Sáturo o encorajou, dizendo: “Vês que, como eu havia desejado e previsto, nenhuma fera se atreveu a me tocar. Acredite firmemente. Veja: da próxima vez eles vão me jogar para um leopardo que vai acabar comigo com uma única mordida.” Aconteceu assim; um leopardo saltou sobre ele e o deixou coberto de sangue num instante. A multidão uivou e gritou: “Agora ele está bem batizado!”
O mártir, já moribundo, disse a Pudente: “Adeus! Guarda a fé, lembra-te de mim, e que isto sirva para te confirmar e não para te confundir”. E, pegando o anel do carcereiro, molhou-o no próprio sangue, devolveu-o a Pudente e morreu. Então ele foi esperar por Perpétua, como ela havia previsto.
Perpétua e Felicidade foram atiradas a uma vaca selvagem. A fera atacou primeiro Perpétua, que caiu de costas; mas a mártir sentou-se imediatamente, cobriu-se com a túnica rasgada e arrumou um pouco os cabelos para que a multidão não acreditasse que ela estava com medo. Depois foi se juntar a Felicidade, que também estava caída no chão. Juntas, elas esperaram pelo próximo ataque da fera; mas a multidão gritou que isso bastava; os guardas as fizeram sair pela Porta Sanavivaria, por onde partiram os gladiadores vitoriosos. Ao passarem, Perpétua voltou a si de uma espécie de êxtase e perguntou se em breve enfrentaria as feras. Quando lhe contaram o ocorrido, a santa não acreditou, até ver os sinais da luta em seu corpo e em suas roupas.

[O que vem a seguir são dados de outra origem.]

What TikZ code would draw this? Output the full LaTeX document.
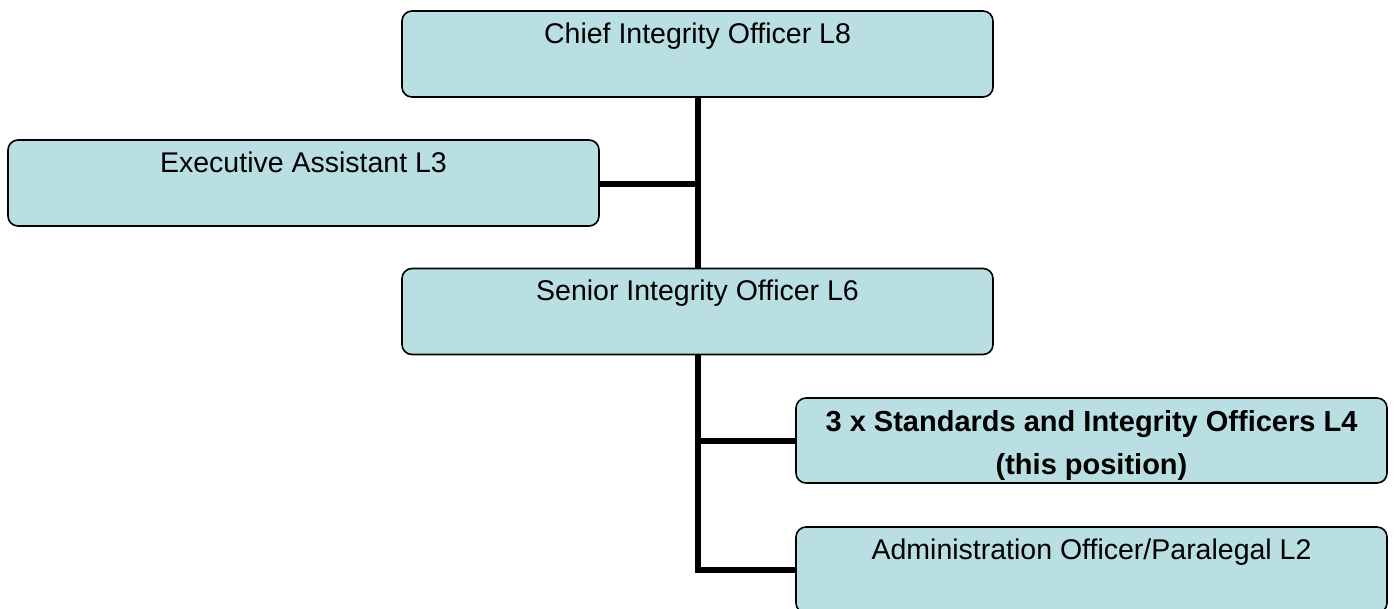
\documentclass[tikz,border=0pt]{standalone}
\usepackage{fontspec}
\setmainfont{Liberation Sans}
\definecolor{boxfill}{RGB}{185,223,227}
\begin{document}
\begin{tikzpicture}[x=1pt,y=-1pt,
  orgbox/.style={draw=black, line width=1.6pt, fill=boxfill, rounded corners=10pt,
    minimum width=591pt, inner xsep=0pt, inner ysep=0pt,
    text height=32pt, text depth=54pt, align=center,
    font=\fontsize{28.5}{43}\selectfont},
  link/.style={line width=6pt, line join=miter, line cap=butt}]
\useasboundingbox (0,0) rectangle (1394,608);
\fill[white] (0,0) rectangle (1394,608);

% reporting lines
\coordinate (top) at (698,97);
\coordinate (mid) at (698,354);
\draw[link] (top) -- (698,269);
\draw[link] (698,184) -- (599,184);
\draw[link] (mid) -- (698,570) -- (796,570);
\draw[link] (698,440.5) -- (796,440.5);

% positions
\node[orgbox] (chief) at (697.5,54) {Chief Integrity Officer L8};
\node[orgbox] (exec) at (303.5,183) {Executive Assistant L3};
\node[orgbox] (senior) at (697.5,311.5) {Senior Integrity Officer L6};
\node[orgbox, text height=76pt, text depth=9pt,
  font=\fontsize{29}{43}\selectfont\bfseries] (std) at (1091.5,440.5)
  {3 x Standards and Integrity Officers L4\\(this position)};
\node[orgbox] (admin) at (1091.5,570) {Administration Officer/Paralegal L2};
\end{tikzpicture}
\end{document}
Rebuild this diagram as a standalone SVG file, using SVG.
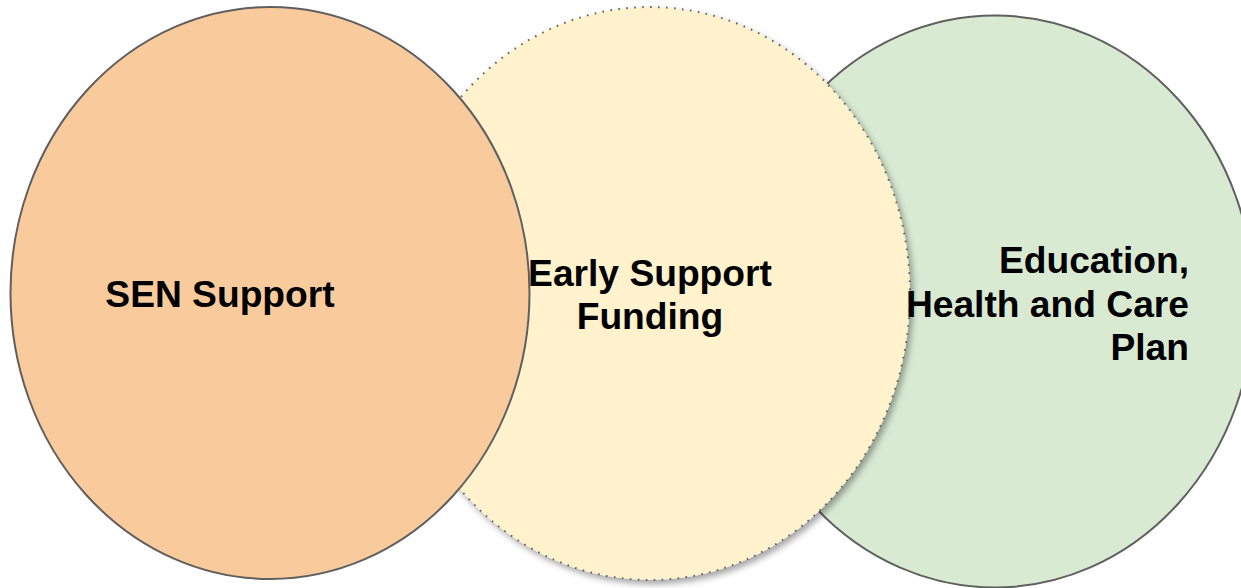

Depois chamou seu irmão e o catecúmeno Rústico e disse-lhes: “Permaneçam firmes na fé e mantenham a caridade entre vós; não deixem que os sofrimentos se tornem uma pedra de escândalo”. Enquanto isso, a multidão inconstante pedia que as mártires aparecessem novamente; isto foi feito, para grande alegria das duas santas. Após dar o beijo da paz, Felicidade foi decapitada pelos gladiadores. O carrasco de Perpétua, muito nervoso, errou o primeiro golpe, fazendo a mártir gritar; ela mesma estendeu o pescoço para o segundo golpe. “Talvez porque uma mulher tão grande… só pudesse morrer voluntariamente.”
Em 1907, o Padre Delattre descobriu e restaurou uma antiga inscrição na Basílica Majorum de Cartago. Os corpos dos mártires foram sepultados nesta basílica, como afirmou expressamente Victor Vitense, bispo africano do século V que visitou o túmulo. O conteúdo da inscrição é o seguinte: “Aqui repousam os mártires Sáturo, Saturnino, Revocato, Secúndulo, Felicidade e Perpétua, que sofreram no início de março”. Contudo, não é possível afirmar com total certeza que esta inscrição seja precisamente a da lápide dos mártires.
O dia em que se comemora seu martírio é o dia de março (7 de março); mas a sua festa foi transferida para o dia 6 do mesmo mês para evitar que coincida com a de São Tomás de Aquino. Estes mártires aparecem em todos os calendários e martirológios antigos, como no calendário filocaliano de Roma (354 d.C.) e no calendário sírio, provavelmente elaborado em Antioquia, no final do século IV.
(BUTLER Alban de, Vida de los Santos: vol. I, ano 1965, pp. 471-477)
[1] “Porta sanavivaria”. Ver o penúltimo páragrafo deste artículo.
[2] Cf. Apocalipse 7, 17: “E Deus secará as lágrimas de seus olhos”.